Documentation |
Transform IIR complex bandpass filter to IIR complex bandpass filter with different characteristics
[Num,Den,AllpassNum,AllpassDen] =
iirbpc2bpc(B,A,Wo,Wt)
[Num,Den,AllpassNum,AllpassDen] = iirbpc2bpc(B,A,Wo,Wt) returns the numerator and denominator vectors, Num and Den respectively, of the target filter transformed from the complex bandpass prototype by applying a first-order complex bandpass to complex bandpass frequency transformation.
It also returns the numerator, AllpassNum, and the denominator, AllpassDen, of the allpass mapping filter. The prototype lowpass filter is given with the numerator specified by B and the denominator specified by A.
This transformation effectively places two features of an original filter, located at frequencies W_{o1} and W_{o2}, at the required target frequency locations, W_{t1}, and W_{t2} respectively. It is assumed that W_{t2} is greater than W_{t1}. In most of the cases the features selected for the transformation are the band edges of the filter passbands. In general it is possible to select any feature; e.g., the stopband edge, the DC, the deep minimum in the stopband, or other ones.
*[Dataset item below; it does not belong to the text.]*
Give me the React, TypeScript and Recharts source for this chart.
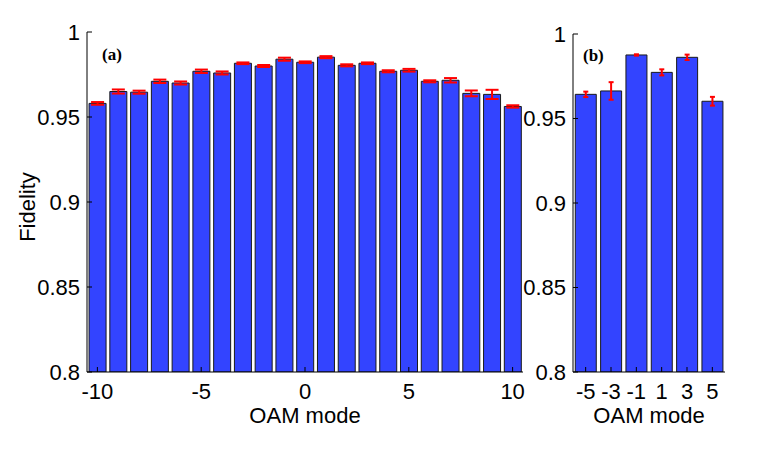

Relative positions of other features of an original filter do not change in the target filter. This means that it is possible to select two features of an original filter, F_{1} and F_{2}, with F_{1} preceding F_{2}. Feature F_{1} will still precede F_{2} after the transformation. However, the distance between F_{1} and F_{2} will not be the same before and after the transformation.
This transformation can also be used for transforming other types of filters; e.g., complex notch filters or resonators can be repositioned at two distinct desired frequencies at any place around the unit circle; e.g., in the adaptive system.
Design a prototype real IIR halfband filter using a standard elliptic approach:
[b, a] = ellip(3, 0.1, 30, 0.409);
Create a complex passband from 0.25 to 0.75:
[b, a] = iirlp2bpc (b, a, 0.5, [0.25,0.75]); [num, den] = iirbpc2bpc(b, a, [0.25, 0.75], [-0.5, 0.5]);
Verify the result by comparing the prototype filter with the target filter:
fvtool(b, a, num, den);
Using FVTool to plot the filters shows you the comparison, presented in this figure.
Variable | Description |
---|---|
B | Numerator of the prototype lowpass filter |
A | Denominator of the prototype lowpass filter |
Wo | Frequency values to be transformed from the prototype filter |
Wt | Desired frequency locations in the transformed target filter |
Num | Numerator of the target filter |
Den | Denominator of the target filter |
AllpassNum | Numerator of the mapping filter |
AllpassDen | Denominator of the mapping filter |
Frequencies must be normalized to be between -1 and 1, with 1 corresponding to half the sample rate.